Q&A: Theodore Carter talks abstraction and convention

Frida Sex Dreams and Other Unnerving Disruptions

Theodore Carter, Run Amok

We’re quickly becoming fans of new, upstart indie press Run Amok. Last year, they published the excellent noir western The Green Ghetto, and now they’ve followed it up with this compelling string of disturbing yarns. A mix of magic realism and Freudian nightmare, Carter’s wild imagination gifts us a winged woman yearning for freedom (and sex); a marriage torn apart by Frida Kahlo fantasies; and let’s not forget the alien horny for President Jimmy Carter. All that and so much more!

Frida Sex Dreams and Other Unnerving Disruptions is part of our Summer 2019 Indie Book Picks.

Q&A with Carter

Both of your books (Frida Sex Dreams and Other Unnerving Disruptions and The Life Story of a Chilean Sea Blob) are full of stories that are ultimately about facing the unknown. The combination of fantastical escapism with these deep, human fears we can all relate to feels quite timely — can you speak to this? 

Some stories started as realistic pieces about things like mental health or social ostracism but became unique and compelling once I added dark humor or an element of the fantastic. For instance, I wanted to write about the challenge of being a good person while being a good leader. That turned into a piece about Jimmy Carter’s sexual encounter with an alien. Abstraction is a great way for me to wrestle with real-world ideas in a new context. As a reader, I love slipstream fiction and anything that defies clear genre categorization. A good comedic horror story is a rare gem. This reflects what I try to do as a writer.

Frida Sex Dreams raises many questions about societal norms, lust, jealousy and human nature. When Melissa said, “maybe we can be messy but okay”, we felt that! What was the inspiration behind the title story in particular?

I went through a phase when I read everything I could about Frida Kahlo, and I remember trying to imagine what it would be like to have dinner with her and Diego Rivera. I realized I’d be a dud of a guest compared to friends like Leon Trotsky and movie star Paulette Goddard. I’d be dizzy on Tequila and marijuana when Frida and Diego were just getting started. They’d bicker about something trivial or fling insults about past affairs, and I’d stare at my plate and scrape up my mole sauce. I sat with this longer. Why would I be such a bad dinner guest?

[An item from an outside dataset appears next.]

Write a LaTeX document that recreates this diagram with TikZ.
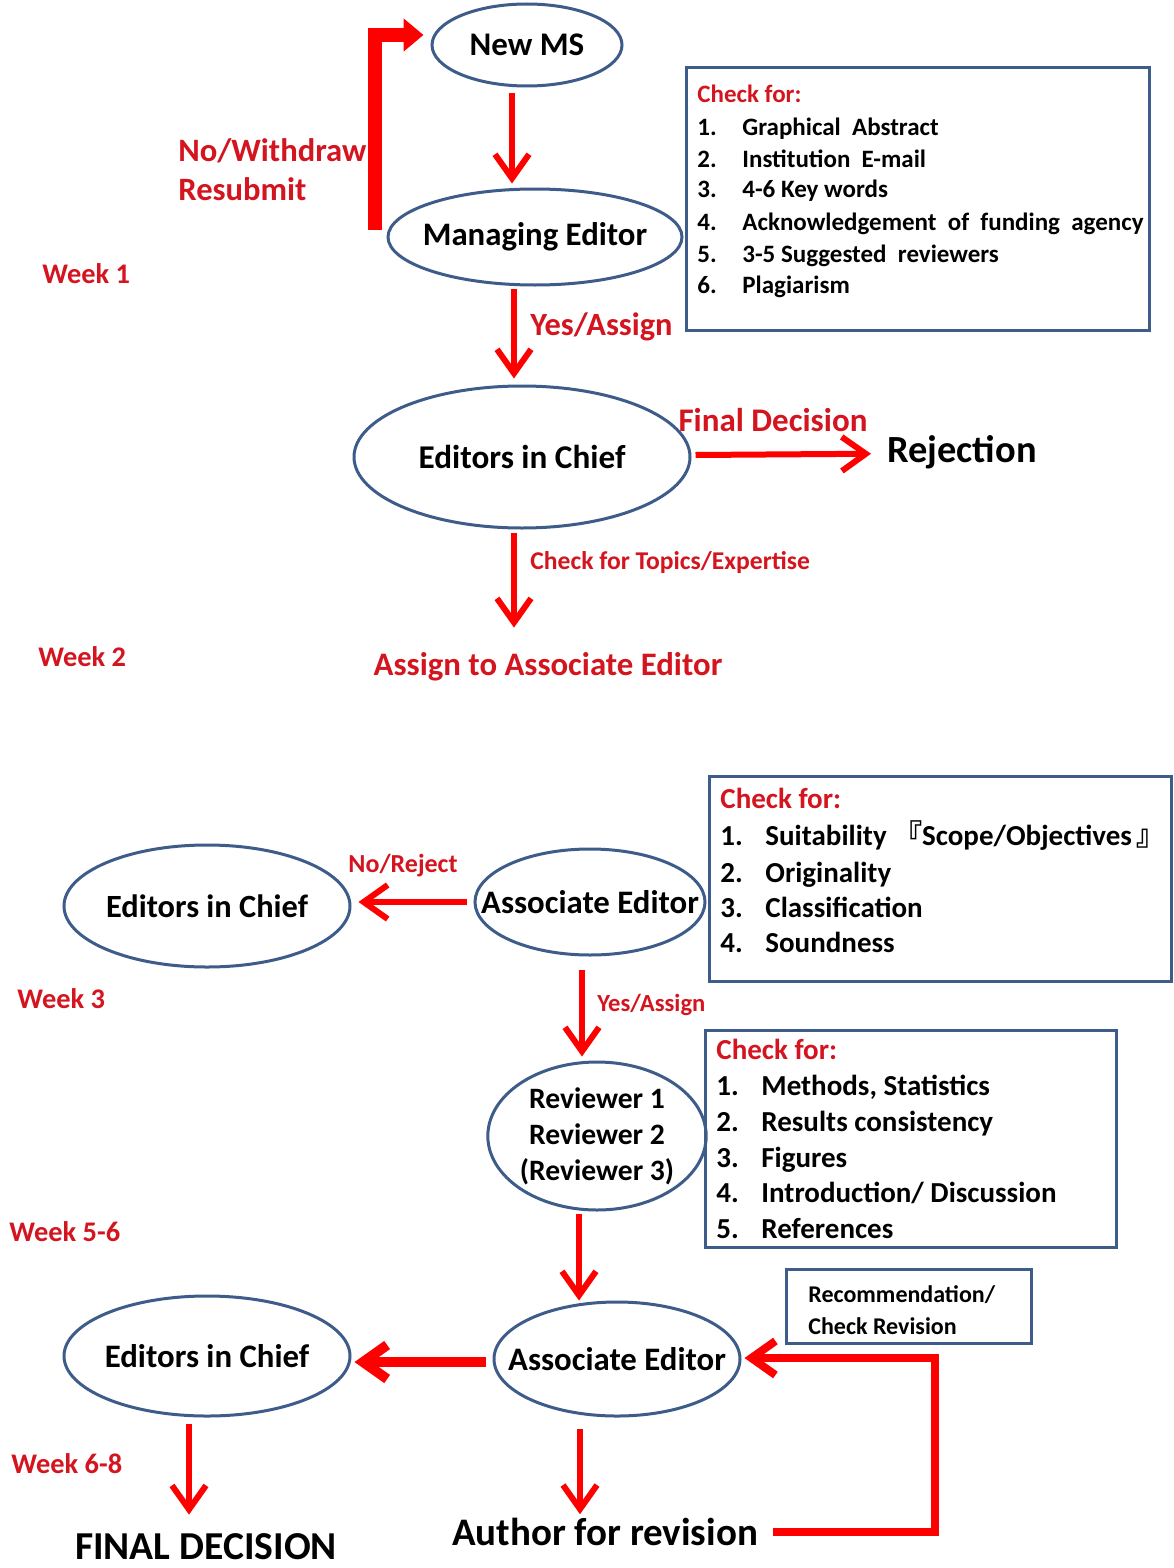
\documentclass[tikz,border=0pt]{standalone}
\usepackage{fontspec}
\setmainfont{Carlito}
\newfontfamily\cjk{Noto Sans CJK SC}
\usetikzlibrary{shapes.geometric,arrows.meta,calc}
\definecolor{arrred}{RGB}{255,0,0}
\definecolor{txtred}{RGB}{212,20,30}
\definecolor{lineblue}{RGB}{62,92,138}
\newcommand{\fsz}[2]{\fontsize{#1}{#2}\selectfont}
\newcommand{\zb}[1]{\makebox[0pt][c]{#1}}
\begin{document}
\begin{tikzpicture}[x=0.5pt,y=-0.5pt,
  ell/.style={ellipse, draw=lineblue, line width=1.5pt, inner sep=0pt, align=center},
  arr/.style={draw=arrred, line width=3pt, -{Straight Barb[length=12pt,width=17pt]}},
  redlab/.style={text=txtred, inner sep=0pt},
  blklab/.style={text=black, inner sep=0pt},
  chkbox/.style={draw=lineblue, line width=1.5pt, rectangle, inner sep=0pt, anchor=north west},
  item/.style={inner sep=0pt, anchor=base west}
]
\useasboundingbox (0,0) rectangle (1173,1568);
\fill[white] (0,0) rectangle (1173,1568);

% ---------- top part ----------
\node[ell, minimum width=95pt, minimum height=41pt, font=\bfseries\fsz{16.5}{19}] (NM) at (527,45) {\zb{New MS}};
\node[ell, minimum width=147pt, minimum height=48pt, font=\bfseries\fsz{16.4}{19}] (ME) at (535,237) {\zb{Managing Editor}};
\node[ell, minimum width=168pt, minimum height=71pt, font=\bfseries\fsz{16.6}{19}] (EC1) at (522,457) {\zb{Editors in Chief}};

\draw[arrred, line width=7pt, line join=miter, -{Triangle[length=10pt,width=16pt]}]
  ([shift={(-12,-7)}]ME.west) |- ([shift={(-7,-10)}]NM.west);
\node[redlab, anchor=base west, font=\bfseries\fsz{16.3}{19}] (nw1) at (178,162) {No/Withdraw};
\node[redlab, anchor=base west, font=\bfseries\fsz{16.3}{19}] (nw2) at (178,200) {Resubmit};

\draw[arr] ([shift={(-15,6)}]NM.south) -- ([shift={(-23,-4)}]ME.north);

% check box 1
\node[chkbox, minimum width=231.5pt, minimum height=131.5pt] (cb1) at (685,66) {};
\node[item, text=txtred, font=\bfseries\fsz{12.5}{15}] (c1h) at (697,103) {Check for:};
\foreach \n/\t/\y in {1/{Graphical\ \ Abstract}/135, 2/{Institution\ \ E-mail}/167, 3/{4-6 Key words}/198,
  4/{Acknowledgement\ \ of\ \ funding\ \ agency}/230, 5/{3-5 Suggested\ \ reviewers}/262, 6/{Plagiarism}/293}{
  \node[item, font=\bfseries\fsz{12.5}{15}] (c1n\n) at (697,\y) {\n.};
  \node[item, font=\bfseries\fsz{12.5}{15}] (c1t\n) at (742,\y) {\t};
}

\node[redlab, anchor=base west, font=\bfseries\fsz{14.2}{17}] (w1) at (42,283) {Week 1};

\draw[arr] ([shift={(-21,2)}]ME.south) -- ([shift={(-8,-6)}]EC1.north);
\node[redlab, anchor=base west, font=\bfseries\fsz{16.2}{19}] (ya1) at (530,335) {Yes/Assign};

\node[blklab, anchor=base west, font=\bfseries\fsz{19.2}{22}] (REJ) at (887,462) {Rejection};
\draw[arr] ([shift={(4,-2)}]EC1.east) -- ([shift={(-16,2)}]REJ.west);
\node[redlab, anchor=base, font=\bfseries\fsz{16.5}{19}] (fd1) at (773,431) {Final Decision};

\node[redlab, anchor=base, font=\bfseries\fsz{16.4}{19}] (ASG) at (548,675) {Assign to Associate Editor};
\draw[arr] ([shift={(-8,3)}]EC1.south) -- ([shift={(-34,-24)}]ASG.north);
\node[redlab, anchor=base west, font=\bfseries\fsz{12.8}{15}] (ctp) at (530,569) {Check for Topics/Expertise};

\node[redlab, anchor=base west, font=\bfseries\fsz{14.2}{17}] (w2) at (38,666) {Week 2};

% ---------- bottom part ----------
\node[chkbox, minimum width=231pt, minimum height=102.5pt] (cb2) at (708,775) {};
\node[item, text=txtred, font=\bfseries\fsz{14.5}{17}] (c2h) at (720,808) {Check for:};
\node[item, font=\bfseries\fsz{14.5}{17}] (c2n1) at (720,845) {1.};
\node[item, font=\bfseries\fsz{14.5}{17}] (c2t1) at (765,845) {Suitability\ {\cjk 『}Scope/Objectives\,{\cjk 』}};
\foreach \n/\t/\y in {2/Originality/882, 3/Classification/917, 4/Soundness/952}{
  \node[item, font=\bfseries\fsz{14.5}{17}] (c2n\n) at (720,\y) {\n.};
  \node[item, font=\bfseries\fsz{14.5}{17}] (c2t\n) at (765,\y) {\t};
}

\node[ell, minimum width=115pt, minimum height=53pt, font=\bfseries\fsz{16.4}{19}] (AE1) at (590,902) {\zb{Associate Editor}};
\node[ell, minimum width=143pt, minimum height=61pt, font=\bfseries\fsz{16.2}{19}] (EC2) at (207,906) {\zb{Editors in Chief}};
\draw[arr] ([shift={(-7,0)}]AE1.west) -- ([shift={(7,-4)}]EC2.east);
\node[redlab, anchor=base, font=\bfseries\fsz{13}{15}] (nr) at (403,872) {No/Reject};

\node[redlab, anchor=base west, font=\bfseries\fsz{14.2}{17}] (w3) at (17,1008) {Week 3};

\node[ell, minimum width=107pt, minimum height=74pt, font=\bfseries\fsz{14.8}{18}] (REV) at (597,1136) {Reviewer 1\\Reviewer 2\\(Reviewer 3)};
\draw[arr] ([shift={(-8,13)}]AE1.south) -- ([shift={(-15,-4)}]REV.north);
\node[redlab, anchor=base west, font=\bfseries\fsz{12.3}{15}] (ya2) at (597,1011) {Yes/Assign};

\node[chkbox, minimum width=205.5pt, minimum height=108.5pt] (cb3) at (704,1029) {};
\node[item, text=txtred, font=\bfseries\fsz{14.5}{17}] (c3h) at (716,1059) {Check for:};
\foreach \n/\t/\y in {1/{Methods, Statistics}/1095, 2/{Results consistency}/1131, 3/Figures/1167,
  4/{Introduction/ Discussion}/1202, 5/References/1238}{
  \node[item, font=\bfseries\fsz{14.5}{17}] (c3n\n) at (716,\y) {\n.};
  \node[item, font=\bfseries\fsz{14.5}{17}] (c3t\n) at (761,\y) {\t};
}

\node[redlab, anchor=base west, font=\bfseries\fsz{14.2}{17}] (w56) at (9,1241) {Week 5-6};

\node[ell, minimum width=123pt, minimum height=57pt, font=\bfseries\fsz{16.4}{19}] (AE2) at (617,1359) {\zb{Associate Editor}};
\node[ell, minimum width=143pt, minimum height=60pt, font=\bfseries\fsz{16.4}{19}] (EC3) at (207,1356) {\zb{Editors in Chief}};
\draw[arr] ([shift={(-18,2)}]REV.south) -- ([shift={(-38,0)}]AE2.north);

\node[chkbox, minimum width=122.5pt, minimum height=37pt] (rbox) at (785,1268) {};
\node[item, font=\bfseries\fsz{12}{15}] (rb1) at (808,1302) {Recommendation/};
\node[item, font=\bfseries\fsz{12}{15}] (rb2) at (808,1334) {Check Revision};

\draw[arr, line width=5pt] ([shift={(-7,3)}]AE2.west) -- ([shift={(3,6)}]EC3.east);

\node[blklab, anchor=base, font=\bfseries\fsz{19.8}{23}] (FD) at (206,1559) {FINAL DECISION};
\draw[arr] ([shift={(-18,6)}]EC3.south) -- ([shift={(-17,-18)}]FD.north);
\node[redlab, anchor=base west, font=\bfseries\fsz{14.2}{17}] (w68) at (11,1473) {Week 6-8};

\node[blklab, anchor=base, font=\bfseries\fsz{19.5}{23}] (AU) at (605,1545) {Author for revision};
\draw[arr] ([shift={(-37,11)}]AE2.south) -- ([shift={(-25,-3)}]AU.north);

\coordinate (lc) at (935,1358);
\draw[arr, line width=4pt, line join=miter] ([shift={(15,1)}]AU.east) -| (lc) -- ([shift={(3,-1)}]AE2.east);
\end{tikzpicture}
\end{document}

What I admire most about Frida Kahlo is the her unabashed embrace of her own proclivities. She eschewed convention and bent gender norms from the time she was a teenager. So, I decided to see what would happen if I put a repressed suburbanite through a series of wild imagined sexual encounters with Frida Kahlo. I think a lot of us follow a conventional life path without ever stopping to consider why, and this makes us bad dinner guests. We should strive to be more honest with ourselves and each other even if it hurts a bit, even if it’s messy.

What are you reading these days?

I’m reading Karen Russell’s “Orange World” and “Inseparable: The Original Siamese Twins and Their Rendezvous with American History” by Yunte Huang. Karen Russell is my favorite living writer, and who wouldn’t want to know more about conjoined twins who fathered 21 children and backed the confederacy despite being the victims of rampant racism?

What’s on your mind? What’s next for Theodore Carter?

This fall, Run Amok Books will publish my novel “Stealing ‘The Scream’”. It’s a comedic crime novel about the 2004 theft of Edvard Munch’s iconic painting. I’ve also pulled off several street art projects in the Washington, D.C. area, and I’m expanding my foray into visual art. After that, it’s hard to say. My projects slip and slide into one another like a hard-to-contain amorphous sea blob.